Just last week, federal Environmen­t Minister Catherine McKenna came under fire for spending $6,600 for a photograph­er to take her picture at the same Paris climate-change conference that Clark attended.

Too bad she didn’t team up with Clark to share the same cameraman — they could have saved taxpayers a lot of dollars.

Instead, McKenna grudgingly suggested the expense was inappropri­ate.

“Pictures are an important part of how we transmit our message, but we need to do it in a way that is mindful of taxpayers,” McKenna said. “I think there are ways we can reduce costs.”

McKenna said she has ordered her ministry to review photograph­y expenses. And Prime Minister Justin Trudeau — a man who loves the camera lens himself — also grovelled a bit.

“That’s certainly one that we are looking at as perhaps not the best use of public funds,” Trudeau said.

At least that’s something, said Aaron Wudrick of the Canadian Taxpayers Federation.

“To give Prime Minister Trudeau some credit, he acknowledg­ed there’s a problem and that’s a good thing,” Wudrick said.

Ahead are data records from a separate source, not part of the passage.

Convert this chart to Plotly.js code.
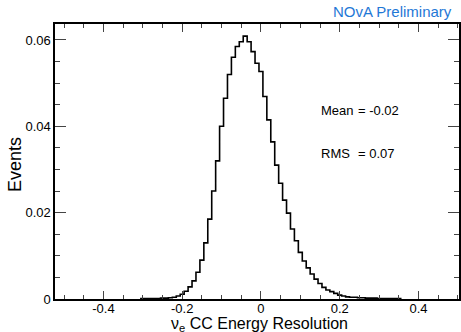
<!DOCTYPE html>
<html>
<head>
<meta charset="utf-8">
<script src="https://cdn.plot.ly/plotly-3.0.1.min.js"></script>
<style>html,body{margin:0;padding:0;background:#fff;}#chart{width:461px;height:332px;}</style>
</head>
<body>
<div id="chart"></div>
<script>
// Bin centers (width 0.01) of the nu_e CC energy resolution histogram
const binCenters = [
  -0.30,-0.29,-0.28,-0.27,-0.26,-0.25,-0.24,-0.23,-0.22,-0.21,
  -0.20,-0.19,-0.18,-0.17,-0.16,-0.15,-0.14,-0.13,-0.12,-0.11,
  -0.10,-0.09,-0.08,-0.07,-0.06,-0.05,-0.04,-0.03,-0.02,-0.01,
   0.00, 0.01, 0.02, 0.03, 0.04, 0.05, 0.06, 0.07, 0.08, 0.09,
   0.10, 0.11, 0.12, 0.13, 0.14, 0.15, 0.16, 0.17, 0.18, 0.19,
   0.20, 0.21, 0.22, 0.23, 0.24, 0.25, 0.26, 0.27, 0.28, 0.29,
   0.30, 0.31, 0.32, 0.33, 0.34, 0.35
];
const binWidth = 0.01;
const events = [
  0.0001,0.0001,0.0001,0.0001,0.0001,0.0002,0.0002,0.0003,0.0004,0.0007,
  0.0011,0.0018,0.0028,0.0042,0.0062,0.0090,0.0130,0.0185,0.0250,0.0320,
  0.0400,0.0465,0.0520,0.0560,0.0585,0.0596,0.0609,0.0596,0.0573,0.0546,
  0.0527,0.0469,0.0415,0.0364,0.0310,0.0268,0.0229,0.0199,0.0162,0.0135,
  0.0108,0.0088,0.0072,0.0058,0.0046,0.0036,0.0027,0.0021,0.0017,0.0013,
  0.0009,0.0007,0.0005,0.0004,0.0004,0.0003,0.0003,0.0002,0.0002,0.0002,
  0.0001,0.0001,0.0001,0.0001,0.0001,0.0001
];
const xTickVals = [-0.4,-0.2,0,0.2,0.4];
const xTickText = ['-0.4','-0.2','0','0.2','0.4'];
const yTickVals = [0,0.02,0.04,0.06];
const yTickText = ['0','0.02','0.04','0.06'];
const xTitle = 'ν<sub>e</sub> CC Energy Resolution';
const yTitle = 'Events';
const meanText = 'Mean';
const meanValue = '= -0.02';
const rmsText = 'RMS';
const rmsValue = '= 0.07';

// build step outline from the bins
const sx = [binCenters[0]-binWidth/2];
const sy = [0];
for (let i=0;i<binCenters.length;i++){ sx.push(binCenters[i]-binWidth/2); sy.push(events[i]); }
sx.push(binCenters[binCenters.length-1]+binWidth/2); sy.push(0);

const font = 'Liberation Sans, Arial, Helvetica, sans-serif';
const W=461,H=332,L=55,R=2,T=24,B=33;
const pw=W-L-R, ph=H-T-B;
const px = v => (v-L)/pw;
const py = v => (H-B-v)/ph;

const trace = {x:sx,y:sy,type:'scatter',mode:'lines',line:{shape:'hv',color:'#000',width:1.6},hoverinfo:'skip',showlegend:false};

const axisCommon = {showline:true,linecolor:'#000',linewidth:1.6,mirror:'ticks',ticks:'inside',tickcolor:'#444',tickwidth:1,
  showgrid:false,zeroline:false,tickfont:{family:font,size:13,color:'#000'},automargin:false};

const txt = (text,x,y,size,color,extra) => Object.assign({text:text,xref:'paper',yref:'paper',x:px(x),y:py(y),xanchor:'left',yanchor:'middle',
  showarrow:false,borderpad:0,font:{family:font,size:size,color:color}},extra||{});

const layout = {
  width:W,height:H,margin:{l:L,r:R,t:T,b:B},paper_bgcolor:'#fff',plot_bgcolor:'#fff',
  xaxis:Object.assign({},axisCommon,{range:[-0.523,0.503],tickmode:'array',tickvals:xTickVals,ticktext:xTickText,ticklen:8,ticklabelstandoff:-3,
    minor:{dtick:0.05,tick0:0,ticks:'inside',ticklen:4,tickcolor:'#444',tickwidth:1}}),
  yaxis:Object.assign({},axisCommon,{range:[0,0.0637],tickmode:'array',tickvals:yTickVals,ticktext:yTickText,ticklen:11,
    minor:{dtick:0.005,tick0:0,ticks:'inside',ticklen:5,tickcolor:'#444',tickwidth:1}}),
  annotations:[
    txt(xTitle,259,324,16,'#000',{xanchor:'center'}),
    txt(yTitle,15,165,18,'#000',{xanchor:'center',textangle:-90}),
    txt('NOvA Preliminary',453,12,15,'#1f78d6',{xanchor:'right'}),
    txt(meanText,320,110,13,'#000'),
    txt(meanValue,357,110,13,'#000'),
    txt(rmsText,320,153,13,'#000'),
    txt(rmsValue,357,153,13,'#000')
  ]
};
Plotly.newPlot('chart',[trace],layout,{staticPlot:true,displayModeBar:false});
</script>
</body>
</html>
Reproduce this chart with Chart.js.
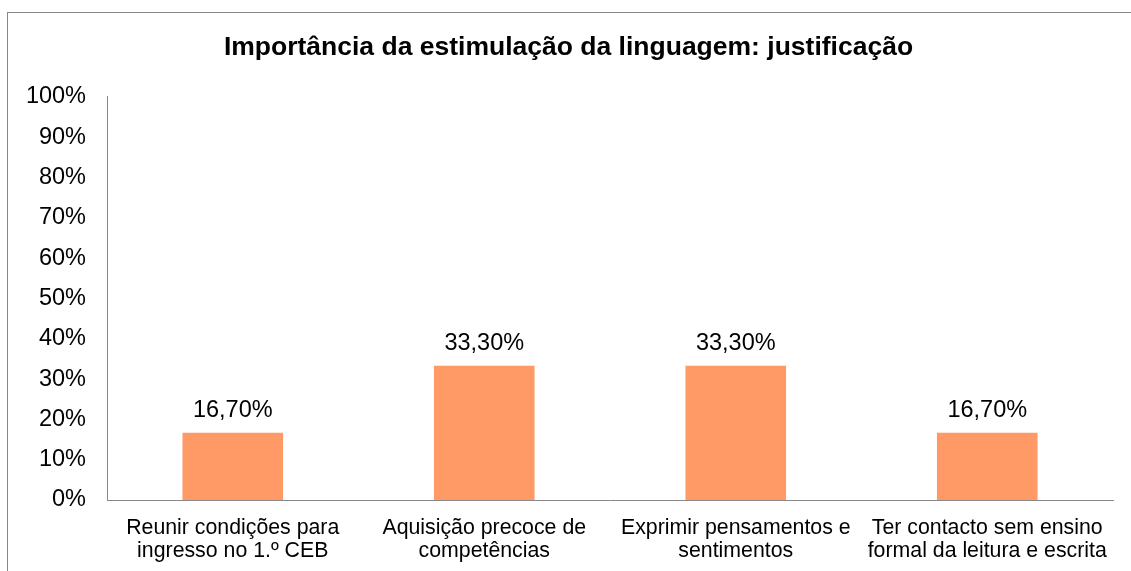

But there’s been no similar commitment to review photograph­y and video expenses in B.C., where the Christy Clark government defended its social-media communicat­ions blitz.

“Video and photos support and highlight government announceme­nts and priorities,” the government said in a statement, adding the government has generated more than one million YouTube views and 4.4 million Flickr views.

But the spending decisions of all levels of government are coming under increasing scrutiny.

In another jaw-dropper out of Ottawa, Health Minister Jane Philpott is being roasted for spending $3,700 on “luxury sedan” trips supplied by one of her own election-campaign workers and $520 to access Air Canada’s executive airport lounges.

Philpott paid the money back, but that’s not the end of it. Federal ethics watchdog Mary Dawson has launched an investigat­ion.

Wudrick said politician­s should start posting scans of all their personal-spending receipts online. Then they would think twice about spending money on luxury sedan rides or Paris photograph­ers.

“It’s a very simple process that’s working well in Alberta and the city of Toronto,” he said. “Receipts would just be scanned and posted online proactivel­y. Then every politician and their staff would know in advance: ‘This is going to be seen. Can I justify it?’” The NDP’s Simpson has a different idea. “The premier just released a TV commercial about the need to control government spending,” he said.

“Maybe the B.C. Liberal Party should pay for this stuff.”

It’s a suggestion the Liberals will ignore, I suspect, as the government continues to spend hundreds of thousands of taxpayers’ dollars on feel-good social-media content in the run-up to the next election in May.

Watch for the New Democrats to remind voters of this Liberal government spending priority.

With voters woozy from repeated whacks to their wallets from B.C. Hydro and ICBC rate hikes, they might not be all that impressed with the government’s YouTube view-count.